Once the software spots a problem, electrical pulses traveling between the performance-manage-ment software and server networks create an instant graphic on the database administrator’s computer console in real time. “The conventional answer to solving traffic trouble has been throwing more hardware at the problem,” says Peter Urban, senior analyst of database technologies for AMR Research Inc., Boston. “What they really should do is build in a performance-management program that spots problems before they hit the pipeline.”
Performance management software is relatively inexpensive to buy and install. Most packages consist of a recorder for creating system workload scripts, a controller for stress-testing Web applications and a performance reporting tool.
The software sells for less than $50,000 and is available from such developers as BMC Software of Houston; Computer Associates International, Icelandia, N.Y.; Keynote Systems, San Mateo, Calif.; and Landmark Systems Corp., Reston, Va.; among others.

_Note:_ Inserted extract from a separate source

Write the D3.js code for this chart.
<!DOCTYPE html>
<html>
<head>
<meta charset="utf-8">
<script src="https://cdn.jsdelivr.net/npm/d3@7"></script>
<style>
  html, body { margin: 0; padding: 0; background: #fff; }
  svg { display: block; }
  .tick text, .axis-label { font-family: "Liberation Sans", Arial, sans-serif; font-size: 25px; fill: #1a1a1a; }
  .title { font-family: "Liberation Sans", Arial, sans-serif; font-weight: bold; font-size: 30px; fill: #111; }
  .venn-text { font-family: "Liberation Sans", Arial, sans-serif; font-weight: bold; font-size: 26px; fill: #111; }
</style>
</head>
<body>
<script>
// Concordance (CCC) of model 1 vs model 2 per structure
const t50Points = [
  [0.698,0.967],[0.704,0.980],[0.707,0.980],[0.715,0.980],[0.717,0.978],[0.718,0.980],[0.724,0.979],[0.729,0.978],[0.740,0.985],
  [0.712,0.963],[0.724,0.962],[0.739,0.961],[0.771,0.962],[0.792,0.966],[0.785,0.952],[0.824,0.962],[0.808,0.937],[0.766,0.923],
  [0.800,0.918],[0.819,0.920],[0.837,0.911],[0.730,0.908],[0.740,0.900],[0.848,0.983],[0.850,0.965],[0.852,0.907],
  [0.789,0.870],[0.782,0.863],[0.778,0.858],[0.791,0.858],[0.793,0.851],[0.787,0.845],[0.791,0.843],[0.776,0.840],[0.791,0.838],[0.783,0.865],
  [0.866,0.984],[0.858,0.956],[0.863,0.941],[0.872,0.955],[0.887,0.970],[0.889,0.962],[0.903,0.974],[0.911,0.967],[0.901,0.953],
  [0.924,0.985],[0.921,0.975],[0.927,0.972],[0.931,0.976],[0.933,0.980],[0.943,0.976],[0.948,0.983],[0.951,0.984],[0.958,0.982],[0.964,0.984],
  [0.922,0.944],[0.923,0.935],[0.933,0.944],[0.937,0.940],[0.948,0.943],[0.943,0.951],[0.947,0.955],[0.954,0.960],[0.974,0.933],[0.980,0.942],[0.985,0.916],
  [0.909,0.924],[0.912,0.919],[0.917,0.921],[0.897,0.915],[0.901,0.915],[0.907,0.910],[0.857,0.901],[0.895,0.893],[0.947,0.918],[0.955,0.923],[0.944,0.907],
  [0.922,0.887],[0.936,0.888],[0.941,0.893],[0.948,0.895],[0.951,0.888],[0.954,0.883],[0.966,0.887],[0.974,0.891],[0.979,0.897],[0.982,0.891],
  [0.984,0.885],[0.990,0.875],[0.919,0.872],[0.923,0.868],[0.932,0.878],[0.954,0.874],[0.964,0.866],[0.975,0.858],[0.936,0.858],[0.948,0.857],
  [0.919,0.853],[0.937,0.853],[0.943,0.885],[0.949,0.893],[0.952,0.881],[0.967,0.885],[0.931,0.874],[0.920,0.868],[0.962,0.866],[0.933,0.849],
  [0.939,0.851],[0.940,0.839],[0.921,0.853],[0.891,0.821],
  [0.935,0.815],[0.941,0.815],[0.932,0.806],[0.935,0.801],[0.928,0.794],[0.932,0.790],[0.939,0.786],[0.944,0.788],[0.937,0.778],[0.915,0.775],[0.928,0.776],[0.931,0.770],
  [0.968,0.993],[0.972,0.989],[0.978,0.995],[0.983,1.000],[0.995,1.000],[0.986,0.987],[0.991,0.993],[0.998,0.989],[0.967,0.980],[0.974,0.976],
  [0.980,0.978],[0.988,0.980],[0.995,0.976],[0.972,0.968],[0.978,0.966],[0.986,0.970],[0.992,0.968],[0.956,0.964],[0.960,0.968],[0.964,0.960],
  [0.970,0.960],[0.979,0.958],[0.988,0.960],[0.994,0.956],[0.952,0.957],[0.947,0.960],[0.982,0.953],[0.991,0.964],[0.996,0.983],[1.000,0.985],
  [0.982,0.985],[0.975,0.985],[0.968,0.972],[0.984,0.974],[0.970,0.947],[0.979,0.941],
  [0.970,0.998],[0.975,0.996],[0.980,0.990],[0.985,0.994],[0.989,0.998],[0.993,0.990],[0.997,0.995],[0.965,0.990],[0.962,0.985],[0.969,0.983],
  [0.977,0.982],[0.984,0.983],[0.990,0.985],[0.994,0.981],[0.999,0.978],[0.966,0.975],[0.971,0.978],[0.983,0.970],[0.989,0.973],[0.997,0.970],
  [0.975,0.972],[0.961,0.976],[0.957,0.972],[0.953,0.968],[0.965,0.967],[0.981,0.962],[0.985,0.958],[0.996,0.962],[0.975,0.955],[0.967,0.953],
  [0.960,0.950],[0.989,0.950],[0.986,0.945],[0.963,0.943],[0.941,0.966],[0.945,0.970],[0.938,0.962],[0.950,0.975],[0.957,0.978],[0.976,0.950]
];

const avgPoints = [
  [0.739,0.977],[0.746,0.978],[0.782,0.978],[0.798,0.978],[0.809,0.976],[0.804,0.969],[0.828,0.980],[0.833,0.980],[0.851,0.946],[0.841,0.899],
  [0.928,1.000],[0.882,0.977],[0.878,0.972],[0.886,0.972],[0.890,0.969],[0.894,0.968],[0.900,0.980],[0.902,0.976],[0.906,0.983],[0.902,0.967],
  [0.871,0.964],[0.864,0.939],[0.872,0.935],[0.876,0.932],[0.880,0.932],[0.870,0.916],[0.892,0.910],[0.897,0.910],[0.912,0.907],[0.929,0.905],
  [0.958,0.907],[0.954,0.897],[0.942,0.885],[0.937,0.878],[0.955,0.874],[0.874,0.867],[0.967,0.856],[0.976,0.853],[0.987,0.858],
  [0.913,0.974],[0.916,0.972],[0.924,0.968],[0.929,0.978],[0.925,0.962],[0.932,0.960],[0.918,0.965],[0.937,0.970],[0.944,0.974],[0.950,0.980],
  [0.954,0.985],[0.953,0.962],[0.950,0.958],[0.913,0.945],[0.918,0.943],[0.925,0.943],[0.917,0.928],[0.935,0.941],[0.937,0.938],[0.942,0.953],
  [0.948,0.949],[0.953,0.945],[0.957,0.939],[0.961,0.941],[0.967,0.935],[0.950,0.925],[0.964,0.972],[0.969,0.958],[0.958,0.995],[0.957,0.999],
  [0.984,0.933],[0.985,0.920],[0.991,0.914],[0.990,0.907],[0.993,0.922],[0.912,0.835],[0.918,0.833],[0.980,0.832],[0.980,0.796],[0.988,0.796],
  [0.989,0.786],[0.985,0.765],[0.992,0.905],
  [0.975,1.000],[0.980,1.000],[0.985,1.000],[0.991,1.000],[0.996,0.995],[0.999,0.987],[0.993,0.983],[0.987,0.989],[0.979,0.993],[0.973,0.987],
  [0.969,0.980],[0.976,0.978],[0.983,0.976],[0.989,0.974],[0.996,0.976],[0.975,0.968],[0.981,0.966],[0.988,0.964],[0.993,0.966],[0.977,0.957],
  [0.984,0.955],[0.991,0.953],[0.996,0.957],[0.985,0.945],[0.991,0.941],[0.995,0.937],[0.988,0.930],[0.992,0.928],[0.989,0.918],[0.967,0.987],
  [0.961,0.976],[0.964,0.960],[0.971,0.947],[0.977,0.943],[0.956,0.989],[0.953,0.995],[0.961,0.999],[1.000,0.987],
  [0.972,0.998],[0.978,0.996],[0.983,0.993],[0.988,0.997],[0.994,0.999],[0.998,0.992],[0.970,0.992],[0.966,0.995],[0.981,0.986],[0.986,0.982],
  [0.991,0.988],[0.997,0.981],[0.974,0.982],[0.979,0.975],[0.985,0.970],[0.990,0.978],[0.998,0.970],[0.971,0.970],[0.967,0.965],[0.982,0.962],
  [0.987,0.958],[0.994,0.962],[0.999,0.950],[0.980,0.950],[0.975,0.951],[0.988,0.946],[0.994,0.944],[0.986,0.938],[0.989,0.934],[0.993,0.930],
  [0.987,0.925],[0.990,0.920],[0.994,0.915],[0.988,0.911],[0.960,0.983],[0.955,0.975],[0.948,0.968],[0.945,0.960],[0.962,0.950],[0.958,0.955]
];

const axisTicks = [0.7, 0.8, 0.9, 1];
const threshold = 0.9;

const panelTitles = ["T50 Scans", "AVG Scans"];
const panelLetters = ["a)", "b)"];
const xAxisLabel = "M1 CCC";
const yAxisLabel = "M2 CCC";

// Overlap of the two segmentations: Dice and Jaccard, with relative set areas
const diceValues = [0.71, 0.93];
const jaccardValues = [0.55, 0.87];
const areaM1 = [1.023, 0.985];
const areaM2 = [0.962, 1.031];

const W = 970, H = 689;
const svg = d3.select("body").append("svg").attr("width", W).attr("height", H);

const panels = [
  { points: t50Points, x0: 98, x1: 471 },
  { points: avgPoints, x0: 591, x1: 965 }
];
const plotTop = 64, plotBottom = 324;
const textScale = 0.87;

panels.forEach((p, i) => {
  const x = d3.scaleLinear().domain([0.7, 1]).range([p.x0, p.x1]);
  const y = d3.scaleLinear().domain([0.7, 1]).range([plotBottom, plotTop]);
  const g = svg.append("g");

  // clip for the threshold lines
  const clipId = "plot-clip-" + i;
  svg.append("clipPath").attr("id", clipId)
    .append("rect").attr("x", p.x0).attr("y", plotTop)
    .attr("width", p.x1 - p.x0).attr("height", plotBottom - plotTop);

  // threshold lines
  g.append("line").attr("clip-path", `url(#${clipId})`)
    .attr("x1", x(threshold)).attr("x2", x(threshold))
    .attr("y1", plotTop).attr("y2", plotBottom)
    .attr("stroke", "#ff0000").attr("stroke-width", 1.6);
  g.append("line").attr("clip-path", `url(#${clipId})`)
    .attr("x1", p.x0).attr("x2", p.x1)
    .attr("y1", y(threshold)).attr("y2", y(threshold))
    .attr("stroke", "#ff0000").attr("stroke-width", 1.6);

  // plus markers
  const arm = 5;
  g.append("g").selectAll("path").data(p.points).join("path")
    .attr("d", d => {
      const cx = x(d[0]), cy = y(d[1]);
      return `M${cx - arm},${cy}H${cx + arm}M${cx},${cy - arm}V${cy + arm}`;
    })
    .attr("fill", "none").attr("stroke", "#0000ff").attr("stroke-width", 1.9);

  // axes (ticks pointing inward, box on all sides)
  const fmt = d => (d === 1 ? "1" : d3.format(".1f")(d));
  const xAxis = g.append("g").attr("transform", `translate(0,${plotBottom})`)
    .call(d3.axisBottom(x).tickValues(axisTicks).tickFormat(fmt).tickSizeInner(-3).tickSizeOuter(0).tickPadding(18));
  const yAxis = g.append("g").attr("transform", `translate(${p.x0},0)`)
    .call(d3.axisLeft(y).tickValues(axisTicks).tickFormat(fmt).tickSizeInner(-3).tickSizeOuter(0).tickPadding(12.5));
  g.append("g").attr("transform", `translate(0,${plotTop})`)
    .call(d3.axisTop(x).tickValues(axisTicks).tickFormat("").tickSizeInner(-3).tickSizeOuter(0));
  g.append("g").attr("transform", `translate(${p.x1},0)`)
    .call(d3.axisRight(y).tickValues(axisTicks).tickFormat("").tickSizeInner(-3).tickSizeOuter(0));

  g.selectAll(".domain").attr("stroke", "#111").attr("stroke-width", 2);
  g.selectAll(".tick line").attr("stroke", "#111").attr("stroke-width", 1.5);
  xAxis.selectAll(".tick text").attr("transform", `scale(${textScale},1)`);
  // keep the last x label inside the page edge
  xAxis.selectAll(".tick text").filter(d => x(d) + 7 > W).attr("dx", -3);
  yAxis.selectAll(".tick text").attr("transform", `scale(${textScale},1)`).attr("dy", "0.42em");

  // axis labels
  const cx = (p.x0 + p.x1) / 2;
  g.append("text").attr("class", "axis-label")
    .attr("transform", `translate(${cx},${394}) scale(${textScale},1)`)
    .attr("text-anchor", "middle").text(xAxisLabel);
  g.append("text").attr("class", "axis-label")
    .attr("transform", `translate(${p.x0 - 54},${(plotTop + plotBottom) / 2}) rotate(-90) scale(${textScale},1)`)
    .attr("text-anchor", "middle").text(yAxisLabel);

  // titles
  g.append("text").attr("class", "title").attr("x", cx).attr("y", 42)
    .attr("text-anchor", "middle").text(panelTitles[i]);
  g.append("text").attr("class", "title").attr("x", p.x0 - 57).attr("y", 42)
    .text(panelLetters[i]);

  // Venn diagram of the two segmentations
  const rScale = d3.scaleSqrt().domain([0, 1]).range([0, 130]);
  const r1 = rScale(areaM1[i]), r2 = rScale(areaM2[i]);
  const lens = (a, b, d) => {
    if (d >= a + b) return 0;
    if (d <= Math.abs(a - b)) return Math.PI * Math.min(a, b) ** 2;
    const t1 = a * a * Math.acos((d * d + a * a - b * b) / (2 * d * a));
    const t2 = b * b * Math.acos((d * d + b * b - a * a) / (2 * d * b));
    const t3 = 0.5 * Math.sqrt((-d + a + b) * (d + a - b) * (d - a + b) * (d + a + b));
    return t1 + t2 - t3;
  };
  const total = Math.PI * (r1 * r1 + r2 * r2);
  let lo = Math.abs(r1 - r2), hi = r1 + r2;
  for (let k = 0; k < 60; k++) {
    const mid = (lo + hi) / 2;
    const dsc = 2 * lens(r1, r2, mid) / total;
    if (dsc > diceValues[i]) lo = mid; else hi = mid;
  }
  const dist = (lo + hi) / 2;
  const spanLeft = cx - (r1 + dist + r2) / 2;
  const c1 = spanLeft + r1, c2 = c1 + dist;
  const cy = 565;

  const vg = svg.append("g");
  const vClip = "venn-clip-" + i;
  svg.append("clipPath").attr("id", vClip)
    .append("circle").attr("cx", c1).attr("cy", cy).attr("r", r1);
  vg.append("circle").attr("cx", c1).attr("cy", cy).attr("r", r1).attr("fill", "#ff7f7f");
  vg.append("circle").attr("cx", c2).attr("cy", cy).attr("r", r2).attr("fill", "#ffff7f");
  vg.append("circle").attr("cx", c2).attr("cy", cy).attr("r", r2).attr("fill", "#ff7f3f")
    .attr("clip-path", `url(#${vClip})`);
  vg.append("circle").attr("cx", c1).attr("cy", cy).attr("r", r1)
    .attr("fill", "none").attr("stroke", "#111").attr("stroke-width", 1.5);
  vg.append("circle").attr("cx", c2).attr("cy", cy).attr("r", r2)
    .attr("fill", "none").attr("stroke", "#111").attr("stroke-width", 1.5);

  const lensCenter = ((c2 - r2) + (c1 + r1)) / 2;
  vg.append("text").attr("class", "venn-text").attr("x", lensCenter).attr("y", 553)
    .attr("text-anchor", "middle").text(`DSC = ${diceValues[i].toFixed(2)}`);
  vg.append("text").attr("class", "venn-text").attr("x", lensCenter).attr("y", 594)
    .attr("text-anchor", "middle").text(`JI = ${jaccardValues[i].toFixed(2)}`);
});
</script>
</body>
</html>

Austin, Texas-based Hoover’s Corp. is installing Quest’s Instance Monitor 1.0 software to give its 2.5 million online business customers faster and more consistent access to its business information repository on 55,000 U.S. companies and corporations. Unlike several major B2C sites, Hoover’s site has yet to incur an outage. But traffic has more than doubled in the last year to 1.2 million daily page views, and the company’s server network is running at close to capacity.
To prevent potential traffic problems, Hoover’s wants to ensure its central processing unit always has at least 20% of unused capacity in case of a big spike in processing volume or to head off potential system crash.